There are some commercial initiatives to create something which could be considered a partial consolidated tape (e.g. Fastmatch and Curex), or at least a reference database (e.g. CLS). The price for some of the existing and newly born data-feeds is relatively high. However, one of the problems is that major stakeholders are still reluctant to join in on a consolidated tape; mainly due to confidentiality reasons as far as we understand. We think it is important to keep working on transparency and creating a benchmark and open market that can help restore trust in an industry which has suffered from a series of scandals, large fines and now even the first jail case.

FX was an early adopter of electronic platforms, but what are the key criteria to determine which platforms to use? 

As in equities, order routing logic, algo wheels and venue choice is still mainly done by banks. Whenever the question arises whether to use a single dealer platform or a multi-dealer platform, each client should decide for themselves what processes they need for their flows. Over the next few years we will be monitoring developments closely, but in our opinion the next generation of platforms should be very much about connectivity. As the workflow comprises a growing number of steps (order input / compliance / risk / pre-trade / execution / post-trade / reporting / settlement / administration), with the providers being increasingly independent or external parties, it will be key that you can connect to all of them. The other factor will be the ability to automate these workflows.

Traders at our end should only be looking at the exceptions, such as the large, difficult and more complex trades because this is where they can add value.

Looking at 2018, what are some of the challenges and opportunities ahead?

For challenges, I’ve noticed that FX swap liquidity is a topic that is not raised at the big conferences, and neither are there any fintech start-ups developing an alternative solution worth exploring (but please feel free to contact me if I’ve missed out on any new firms that have a brilliant idea to create a more electronic, level playing field and scalable solution in the swap space!).

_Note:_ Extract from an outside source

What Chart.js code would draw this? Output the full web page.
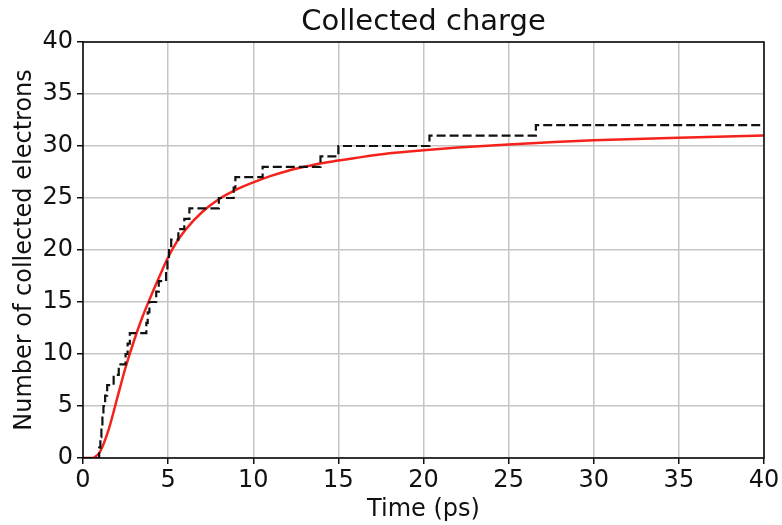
<!DOCTYPE html>
<html>
<head>
<meta charset="utf-8">
<script src="https://cdn.jsdelivr.net/npm/chart.js@4.4.0/dist/chart.umd.min.js"></script>
<style>
  html, body { margin: 0; padding: 0; background: #fff; }
  #wrap { width: 782px; height: 525px; }
</style>
</head>
<body>
<div id="wrap"><canvas id="myChart" width="782" height="525"></canvas></div>
<script>
// step curve: time (ps) where the count jumps, and the new count
const stepTimes = [0, 0.95, 1.02, 1.08, 1.14, 1.2, 1.3, 1.42, 1.8, 2.1, 2.5, 2.62, 2.75,
  3.72, 3.8, 3.9, 4.3, 4.45, 4.88, 4.96, 5.05, 5.18, 5.6, 5.95, 6.25,
  7.98, 8.85, 8.95, 10.55, 13.95, 15.0, 20.35, 26.6, 40];
const stepCounts = [0, 1, 2, 3, 4, 5, 6, 7, 8, 9, 10, 11, 12,
  13, 14, 15, 16, 17, 18, 19, 20, 21, 22, 23, 24,
  25, 26, 27, 28, 29, 30, 31, 32, 32];

// smooth fit (red)
const fitTimes = [0, 0.5, 0.7, 1.0, 1.5, 2.0, 2.5, 3.0, 3.5, 4.0, 4.5, 5.0, 5.5, 6.0, 7.0, 8.0,
  9.0, 10, 11, 12, 13, 14, 15, 16, 18, 20, 22, 25, 28, 30, 35, 40];
const fitCounts = [0, 0, 0.1, 0.6, 2.7, 5.7, 8.7, 11.3, 13.6, 15.6, 17.5, 19.3, 20.75, 21.9, 23.65, 24.9,
  25.8, 26.5, 27.1, 27.6, 28.0, 28.35, 28.6, 28.85, 29.3, 29.6, 29.85, 30.15, 30.4, 30.55, 30.8, 31.0];

const xTicks = [0, 5, 10, 15, 20, 25, 30, 35, 40];
const yTicks = [0, 5, 10, 15, 20, 25, 30, 35, 40];

const FONT = "'DejaVu Sans', 'Liberation Sans', sans-serif";

const frameAndTitle = {
  id: "frameAndTitle",
  afterDatasetsDraw(chart) {
    const { ctx, chartArea: a } = chart;
    ctx.save();
    ctx.strokeStyle = "#000";
    ctx.lineWidth = 1.5;
    ctx.strokeRect(a.left, a.top, a.right - a.left, a.bottom - a.top);
    ctx.fillStyle = "#111";
    ctx.font = "29px " + FONT;
    ctx.textAlign = "center";
    ctx.textBaseline = "middle";
    ctx.fillText("Collected charge", (a.left + a.right) / 2, 22);
    ctx.restore();
  },
};

const ctx = document.getElementById("myChart");
new Chart(ctx, {
  type: "line",
  data: {
    datasets: [
      {
        label: "Collected electrons",
        data: stepTimes.map((t, i) => ({ x: t, y: stepCounts[i] })),
        borderColor: "#111",
        borderWidth: 2.2,
        borderDash: [9, 4],
        stepped: "before",
        pointRadius: 0,
        fill: false,
      },
      {
        label: "Fit",
        data: fitTimes.map((t, i) => ({ x: t, y: fitCounts[i] })),
        borderColor: "#f5221b",
        borderWidth: 2.5,
        cubicInterpolationMode: "monotone",
        pointRadius: 0,
        fill: false,
      },
    ],
  },
  options: {
    responsive: false,
    animation: false,
    layout: { padding: { top: 42, right: 18, left: 0, bottom: 0 } },
    plugins: {
      legend: { display: false },
      tooltip: { enabled: false },
    },
    scales: {
      x: {
        type: "linear",
        min: 0,
        max: 40,
        afterBuildTicks: (s) => { s.ticks = xTicks.map((v) => ({ value: v })); },
        afterFit: (s) => { s.height = 67; },
        ticks: { color: "#111", font: { family: FONT, size: 24 }, padding: 2, maxRotation: 0 },
        grid: { color: "#c8c4c4", lineWidth: 1.5, tickColor: "#111", tickLength: 6, tickWidth: 1.5 },
        border: { display: false },
        title: { display: true, text: "Time (ps)", color: "#111", font: { family: FONT, size: 24 }, padding: { top: 0, bottom: 1 } },
      },
      y: {
        min: 0,
        max: 40,
        afterBuildTicks: (s) => { s.ticks = yTicks.map((v) => ({ value: v })); },
        afterFit: (s) => { s.width = 83; },
        ticks: { color: "#111", font: { family: FONT, size: 24 }, padding: 4 },
        grid: { color: "#c8c4c4", lineWidth: 1.5, tickColor: "#111", tickLength: 6, tickWidth: 1.5 },
        border: { display: false },
        title: { display: true, text: "Number of collected electrons", color: "#111", font: { family: FONT, size: 24 }, padding: { top: 10, bottom: 0 } },
      },
    },
  },
  plugins: [frameAndTitle],
});
</script>
</body>
</html>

Also, we need the development of a standard which all wholesale participants can use to deliver best execution within the FX space, but it needs to be benchmarked, transparent and replicable (although we believe spot is exempt, so we’ll treat spot as if it’s MiFID II compliant). However, getting your hands on affordable data, and being able to store it in a scalable way, together with internal transaction data is one of the greatest challenges from a governance and economic perspective.

Another trend we’re seeing is around cryptocurrencies, which have been on many peoples’ agendas in FX. To date, the wholesale FX community seems to be holding back, although the technology behind some of these currencies could help create efficiencies in our world.

My own view is that when looking at the unbundling of the whole FX chain, we are all still heavily dependent on banks’ IT when it comes to algos, venue choice, TCA and credit. There is more work to be done though on issues such as integrity and transparency, efficiency of the marketplace and the unbundling of other parts of the FX microstructure. Non-bank liquidity providers have focused on market making, including credit intermediation, but there is also room for a separate data model (as mentioned earlier), algo provision, market venues and smart order routing outside of the banking landscape. The majority of corporates and asset managers have been leaning heavily on banks to supply the whole chain but this has already proven to be a long wait.


Patrick Fleur, is head of the Trading & Execution Desk at PGGM, a role which he has held since September 2007. He is responsible for all relationships with financial counterparts and for all front office IT & facility related services. In addition, he is a member of the PGGM Allocation Committee which advises clients on long-term tactical adjustments to their investment portfolio. He also holds positions at the ACI FX Committee, the ECB FX Contact Group and the Bloomberg FX Advisory Board.